I understand that his grade point average is not what UConn wants. But McNeal offers something else - the ability to be a difference-maker in the football program - that might help fill Rentschler Field, win more games and make the program more attractive.
I'm not trying to make McNeal into Hakeem Nicks. I understand the gamble involved. But he was a four-star receiver in high school. Good enough to attend Clemson. He'd come to UConn with something to prove.
What, that's not a compelling case?
Frankly, that's just what it is: One compelling case. One. So save all the "slippery slope" yelping. I've grown weary of all the alarmists who think bending the rules leads to inevitable anarchy, as if there's no middle ground, no room for debate. This is about a talented kid who is about to graduate college in three years and could make a difference in the football program. Not about some criminal who last saw the inside of a classroom in the third grade.
Pasqualoni said all the right things last week to the media, indicating there was "communication" among all the interested parties on campus about this. But if UConn really wants to compete in football - really, really wants to compete - Bryce McNeal would be on the field.
Now he's headed to Louisville. You want to trash Louisville for taking McNeal? Free country. Not me. Because the reward is greater than the risk.
Former coach Randy Edsall raised similar issues before he left for Maryland. Edsall grew tired of watching talented players go elsewhere while admissions mulled transcripts. He said the kids he could get admitted in his early years at UConn were not being admitted at the end.

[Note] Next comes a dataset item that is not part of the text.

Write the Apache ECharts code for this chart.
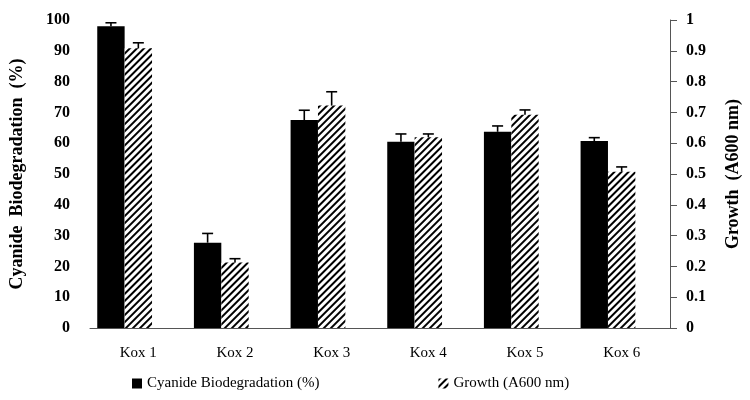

The UConn football program has been celebrated - repeatedly - for its academic achievement. It has been recognized by the American Football Coaches Association for its high Graduation Success Rates. In 2008, UConn had the highest GSR for African-American student-athletes among all state universities that participated in bowl games.
The program deserves the benefit of the doubt from admissions. Football players go to class. They achieve. Pasqualoni isn't going to insult admissions by recruiting someone who clearly can't succeed here.
I believe McNeal would have succeeded here.
On and off the field.
This is the opinion of Day sports columnist Mike DiMauro.